A chaque fois que l’on passe devant un établissement, la jambe à la place des mains pour naviguer, Olivier nous raconte l’histoire du lieu, comme par exemple l’hôtel du Nord, rendu célèbre par le réalisateur Marcel Carné. Au cours de sa carrière, il a pu voir les quartiers populaires que nous traversons se transformer en endroits branchés et prisés par les bobos. Quand le capitaine travaille sur le Canal Saint-Martin, il le traverse 2 fois : une fois pour l’aller et une autre pour le retour. Il nous avoue qu’il ne pourrait pas faire ça tous les jours et que, heureusement, hier il était sur la Seine et demain, il sera sur la Marne.
Les croisières ne sont pas toutes aussi calmes que celle d’aujourd’hui, parfois, des particuliers louent un bateau pour des événements. Du coup, il en a vu des vertes et des pas mûres. Comme cette fois où il a dû balader une bande de fêtards et où il a davantage joué le rôle du flic que du capitaine, et ne parlons pas d’une soirée où il a vu un homme sauter du Pont d’Iéna à la suite d’un pari stupide…Un métier pas tous les jours facile, donc. Surtout quand le moteur se met à fumer à cause de toutes les saletés présentes dans le canal et qui se coincent dans les hélices, malgré le passage régulier des bateaux nettoyeurs. Le pire, c’est le dimanche matin où le canal est rempli de sacs plastique et de bouteilles en verre.

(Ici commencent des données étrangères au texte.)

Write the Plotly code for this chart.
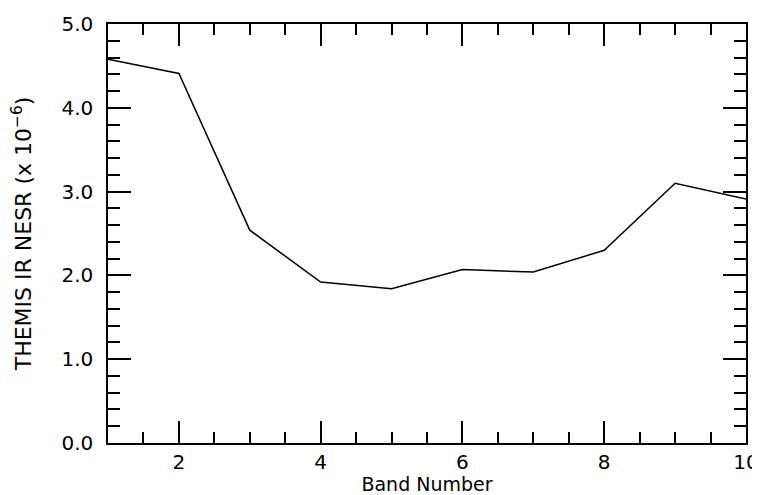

“Un métier que les gens admirent”
A part ces quelques points négatifs, Olivier est fier d’être capitaine, un métier qui étonne beaucoup de monde et que les gens admirent. C’est une profession qui intéresse beaucoup les jeunes et dans lequel il faut être très appliqué. Avec environ 3000 euros par mois, Olivier s’en sort plutôt bien.
La balade touche à sa fin. Il laisse le bateau au quai, tout près du Parc de la Villette, éteint le moteur et serre la main aux passagers. Il va profiter de sa pause pour aller déjeuner avec Nicolas, son matelot, dans un resto typique parisien qu’il connaît bien, et à 14h tapantes, c’est reparti pour un petit tour.